CHALLENGE – Begin with the first line of the material and write out each line exactly, ending with the line that contains "var seriesNames = ['Differential', 'Locked". Pictures are not part of the copy.

START SOURCE MATERIAL

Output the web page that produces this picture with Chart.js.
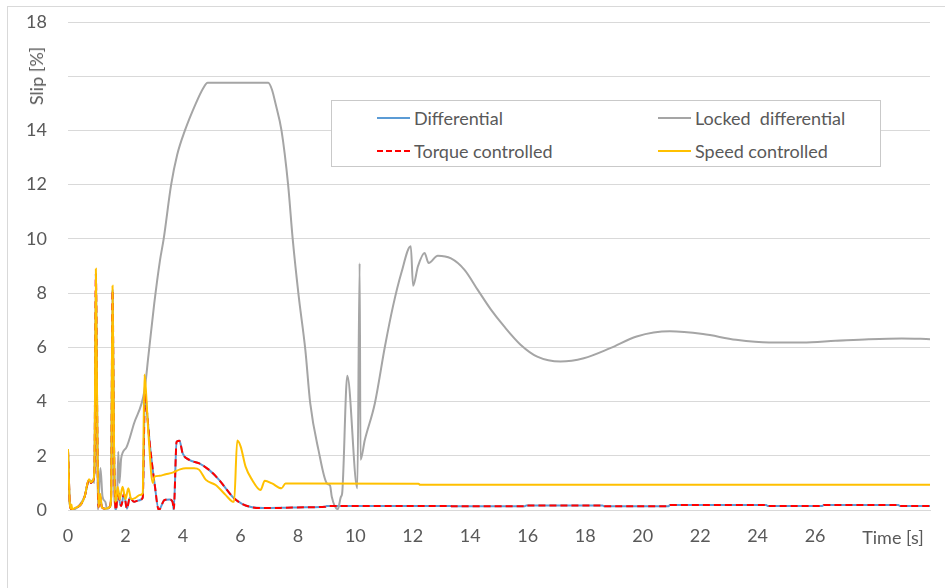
<!DOCTYPE html>
<html>
<head>
<meta charset="utf-8">
<script src="https://cdn.jsdelivr.net/npm/chart.js@4.4.1/dist/chart.umd.min.js"></script>
<style>
  body { margin: 0; background: #fff; overflow: hidden; }
  #wrap { position: relative; width: 945px; height: 588px; font-family: Lato, "Open Sans", sans-serif; color: #595959; }
  #frame { position: absolute; left: 7px; top: 6px; width: 960px; height: 600px; border: 1px solid #d9d9d9; }
  #chartKurva { position: absolute; left: 0; top: 0; }
  .axisTitle { position: absolute; font-size: 18px; white-space: pre; transform: translate(-50%, -50%); }
  #ytitle { left: 36px; top: 76px; transform: translate(-50%, -50%) rotate(-90deg); }
  #xtitle { left: 893px; top: 537px; }
  #legend { position: absolute; left: 331px; top: 100px; width: 548px; height: 65px; border: 1px solid #c9c9c9; background: #fff; }
  .item { position: absolute; height: 20px; font-size: 18px; white-space: pre; line-height: 20px; }
  .item span.line { position: absolute; left: 0; top: 9px; width: 33px; height: 0; }
  .item span.text { position: absolute; left: 37px; top: 0; }
</style>
</head>
<body>
<div id="wrap">
  <div id="frame"></div>
  <canvas id="chartKurva" width="945" height="588"></canvas>
  <div id="legend"></div>
  <div class="axisTitle" id="ytitle">Slip [%]</div>
  <div class="axisTitle" id="xtitle">Time [s]</div>
</div>
<script>
// nilai
var seriesNames = ['Differential', 'Locked  differential', 'Torque controlled', 'Speed controlled'];

var diffT = [0, 0.03, 0.06, 0.1, 0.15, 0.35, 0.46, 0.58, 0.73, 0.8, 0.87, 0.92, 0.97, 1.02, 1.06, 1.12, 1.18, 1.3, 1.45, 1.5, 1.55, 1.6, 1.64,
    1.67, 1.74, 1.8, 1.85, 1.95, 2.05, 2.15, 2.3, 2.45, 2.6, 2.68, 2.75, 2.85, 2.95, 3.01, 3.16, 3.36, 3.53, 3.64, 3.68,
    3.78, 3.88, 3.99, 4.22, 4.57, 4.91, 5.26, 5.49, 5.78, 6.07, 6.41, 6.8, 7.5, 8.26, 8.95, 9.0, 13.3, 13.35, 15.9, 15.95,
    18.6, 18.65, 20.9, 20.95, 24.3, 24.35, 26.25, 26.3, 28.9, 28.95, 30];
var diffV = [2.2, 1.2, 0.25, 0.05, 0.02, 0.12, 0.22, 0.5, 1.1, 1.0, 1.08, 1.4, 8.7, 3.0, 0.1, 0.5, 0.1, 0.05, 0.1, 0.5, 8.1, 2.5, 0.3,
    0.0, 0.75, 0.3, 0.15, 0.6, 0.05, 0.45, 0.3, 0.35, 0.45, 4.3, 3.6, 2.4, 1.48, 1.0, 0.0, 0.37, 0.39, 0.3, 0.0,
    2.52, 2.55, 2.09, 1.85, 1.72, 1.48, 1.11, 0.8, 0.43, 0.22, 0.1, 0.07, 0.08, 0.1, 0.12, 0.15, 0.15, 0.14, 0.14, 0.17,
    0.17, 0.14, 0.14, 0.18, 0.18, 0.15, 0.15, 0.18, 0.18, 0.15, 0.15];

var lockedT = [0, 0.06, 0.15, 0.35, 0.58, 0.73, 0.87, 0.92, 0.97, 1.04, 1.13, 1.2, 1.3, 1.36, 1.5, 1.55, 1.62, 1.7, 1.75, 1.79, 1.85,
    2.03, 2.3, 2.66, 2.8, 3.0, 3.2, 3.33, 3.59, 3.8, 4.07, 4.45, 4.7, 4.86, 6.97, 7.1, 7.22, 7.43, 7.66, 7.82, 8.03,
    8.26, 8.43, 8.72, 9.01, 9.12, 9.18, 9.39, 9.5, 9.54, 9.72, 10.07, 10.15, 10.18, 10.33, 10.68, 11.03, 11.31, 11.6,
    11.93, 12.01, 12.18, 12.41, 12.55, 12.87, 13.33, 13.8, 14.26, 14.72, 15.18, 15.76, 16.33, 17.14, 17.95, 18.87,
    19.79, 20.95, 22.1, 23.25, 24.4, 25.56, 26.71, 27.87, 29.02, 30];
var lockedV = [2.2, 0.25, 0.02, 0.12, 0.5, 1.1, 1.05, 1.0, 7.0, 0.0, 1.55, 0.5, 0.3, 0.05, 0.3, 6.0, 0.3, 0.1, 2.15, 1.0, 1.9,
    2.3, 3.2, 4.4, 5.7, 7.6, 9.2, 10, 12, 13.1, 14, 15, 15.55, 15.76, 15.76, 15.5, 15.0, 14, 12, 10, 7.88,
    5.91, 3.94, 2.2, 0.98, 0.9, 0.49, 0.03, 0.49, 0.6, 4.95, 0.8, 9.1, 1.85, 2.58, 3.94, 6.03, 7.51, 8.74,
    9.73, 8.27, 8.99, 9.48, 9.11, 9.38, 9.28, 8.86, 8.12, 7.39, 6.77, 6.09, 5.66, 5.48, 5.6, 5.97,
    6.4, 6.59, 6.49, 6.28, 6.18, 6.18, 6.24, 6.3, 6.33, 6.3];

var torqueT = diffT.slice();
var torqueV = [2.2, 1.2, 0.25, 0.05, 0.02, 0.12, 0.22, 0.5, 1.1, 1.0, 1.08, 1.4, 8.7, 3.0, 0.1, 0.5, 0.1, 0.05, 0.1, 0.5, 8.1, 2.5, 0.3,
    0.0, 0.75, 0.3, 0.15, 0.6, 0.05, 0.45, 0.3, 0.35, 0.45, 4.3, 3.6, 2.4, 1.48, 1.0, 0.0, 0.37, 0.39, 0.3, 0.0,
    2.52, 2.55, 2.09, 1.85, 1.72, 1.48, 1.11, 0.8, 0.43, 0.22, 0.1, 0.07, 0.08, 0.1, 0.12, 0.15, 0.15, 0.14, 0.14, 0.17,
    0.17, 0.14, 0.14, 0.18, 0.18, 0.15, 0.15, 0.18, 0.18, 0.15, 0.15];

var speedT = [0, 0.03, 0.06, 0.1, 0.12, 0.15, 0.25, 0.35, 0.46, 0.58, 0.73, 0.8, 0.87, 0.92, 0.97, 1.02, 1.06, 1.12, 1.18, 1.3, 1.45,
    1.5, 1.55, 1.6, 1.64, 1.68, 1.73, 1.8, 1.9, 2.0, 2.1, 2.2, 2.35, 2.5, 2.6, 2.66, 2.7, 2.8, 2.95, 3.01, 3.18, 3.4,
    3.64, 3.9, 4.1, 4.39, 4.57, 4.8, 5.14, 5.49, 5.72, 5.78, 5.89, 6.01, 6.18, 6.41, 6.7, 6.85, 7.1, 7.43, 7.57,
    12.2, 12.25, 30];
var speedV = [2.25, 1.2, 0.25, 0.05, 0.2, 0.02, 0.08, 0.12, 0.22, 0.5, 1.13, 1.02, 1.1, 1.5, 8.9, 3.0, 0.1, 0.6, 0.1, 0.05, 0.1,
    0.5, 8.27, 2.5, 0.3, 0.4, 0.86, 0.4, 0.86, 0.4, 0.8, 0.4, 0.45, 0.55, 0.62, 5.0, 4.6, 2.8, 1.0, 1.23, 1.26, 1.32,
    1.38, 1.5, 1.54, 1.54, 1.48, 1.11, 0.92, 0.55, 0.31, 0.3, 2.56, 2.34, 1.6, 1.11, 0.74, 1.08, 0.98, 0.8, 0.98,
    0.97, 0.93, 0.93];

var xTicks = [0, 2, 4, 6, 8, 10, 12, 14, 16, 18, 20, 22, 24, 26];
var yTicks = [0, 2, 4, 6, 8, 10, 12, 14, 18];

function toPoints(t, v) {
    var pts = [];
    for (var i = 0; i < t.length; i++) pts.push({ x: t[i], y: v[i] });
    return pts;
}

function makeDataset(label, t, v, color, dash, order) {
    return {
        label: label,
        data: toPoints(t, v),
        borderColor: color,
        backgroundColor: color,
        borderWidth: 2,
        borderDash: dash,
        pointRadius: 0,
        cubicInterpolationMode: 'monotone',
        order: order
    };
}

var textColor = '#595959';
var fontSpec = { family: 'Lato, "Open Sans", sans-serif', size: 18 };

var ctx = document.getElementById('chartKurva').getContext('2d');
var myChart = new Chart(ctx, {
    type: 'line',
    data: {
        datasets: [
            makeDataset(seriesNames[0], diffT, diffV, '#5B9BD5', [], 3),
            makeDataset(seriesNames[1], lockedT, lockedV, '#A5A5A5', [], 2),
            makeDataset(seriesNames[2], torqueT, torqueV, '#FF0000', [7, 4], 1),
            makeDataset(seriesNames[3], speedT, speedV, '#FFC000', [], 0)
        ]
    },
    options: {
        responsive: false,
        animation: false,
        layout: { padding: { top: 22, right: 10, left: 0, bottom: 0 } },
        plugins: { legend: { display: false }, tooltip: { enabled: false } },
        scales: {
            x: {
                type: 'linear',
                min: 0,
                max: 30,
                grid: { display: false, drawTicks: false },
                border: { display: true, color: '#d9d9d9', width: 1 },
                ticks: {
                    stepSize: 2,
                    autoSkip: false,
                    maxRotation: 0,
                    padding: 15,
                    color: textColor,
                    font: fontSpec,
                    callback: function (v) { return xTicks.indexOf(v) >= 0 ? String(v) : ''; }
                },
                afterFit: function (scale) { scale.height = 78; }
            },
            y: {
                min: 0,
                max: 18,
                // tick transparan supaya label bergeser ke kiri tanpa menambah padding atas
                grid: { color: '#d9d9d9', lineWidth: 1, drawTicks: true, tickLength: 21, tickColor: 'rgba(0,0,0,0)' },
                border: { display: false },
                ticks: {
                    stepSize: 2,
                    padding: 0,
                    color: textColor,
                    font: fontSpec,
                    callback: function (v) { return yTicks.indexOf(v) >= 0 ? String(v) : ''; }
                },
                afterFit: function (scale) { scale.width = 68; }
            }
        }
    }
});

// legenda 2 kolom seperti di Excel
var legendPos = [[45, 7], [326, 7], [45, 40], [326, 40]];
var legendOrder = [0, 1, 2, 3];
var legend = document.getElementById('legend');
legendOrder.forEach(function (idx, k) {
    var ds = myChart.data.datasets[idx];
    var item = document.createElement('div');
    item.className = 'item';
    item.style.left = legendPos[k][0] + 'px';
    item.style.top = legendPos[k][1] + 'px';
    var line = document.createElement('span');
    line.className = 'line';
    line.style.borderTop = '2px ' + (ds.borderDash.length ? 'dashed ' : 'solid ') + ds.borderColor;
    var text = document.createElement('span');
    text.className = 'text';
    text.textContent = ds.label;
    item.appendChild(line);
    item.appendChild(text);
    legend.appendChild(item);
});
</script>
</body>
</html>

END SOURCE MATERIAL

SOLUTION TO THIS EXERCISE –
Output the web page that produces this picture with Chart.js.
<!DOCTYPE html>
<html>
<head>
<meta charset="utf-8">
<script src="https://cdn.jsdelivr.net/npm/chart.js@4.4.1/dist/chart.umd.min.js"></script>
<style>
  body { margin: 0; background: #fff; overflow: hidden; }
  #wrap { position: relative; width: 945px; height: 588px; font-family: Lato, "Open Sans", sans-serif; color: #595959; }
  #frame { position: absolute; left: 7px; top: 6px; width: 960px; height: 600px; border: 1px solid #d9d9d9; }
  #chartKurva { position: absolute; left: 0; top: 0; }
  .axisTitle { position: absolute; font-size: 18px; white-space: pre; transform: translate(-50%, -50%); }
  #ytitle { left: 36px; top: 76px; transform: translate(-50%, -50%) rotate(-90deg); }
  #xtitle { left: 893px; top: 537px; }
  #legend { position: absolute; left: 331px; top: 100px; width: 548px; height: 65px; border: 1px solid #c9c9c9; background: #fff; }
  .item { position: absolute; height: 20px; font-size: 18px; white-space: pre; line-height: 20px; }
  .item span.line { position: absolute; left: 0; top: 9px; width: 33px; height: 0; }
  .item span.text { position: absolute; left: 37px; top: 0; }
</style>
</head>
<body>
<div id="wrap">
  <div id="frame"></div>
  <canvas id="chartKurva" width="945" height="588"></canvas>
  <div id="legend"></div>
  <div class="axisTitle" id="ytitle">Slip [%]</div>
  <div class="axisTitle" id="xtitle">Time [s]</div>
</div>
<script>
// nilai
var seriesNames = ['Differential', 'Locked  differential', 'Torque controlled', 'Speed controlled'];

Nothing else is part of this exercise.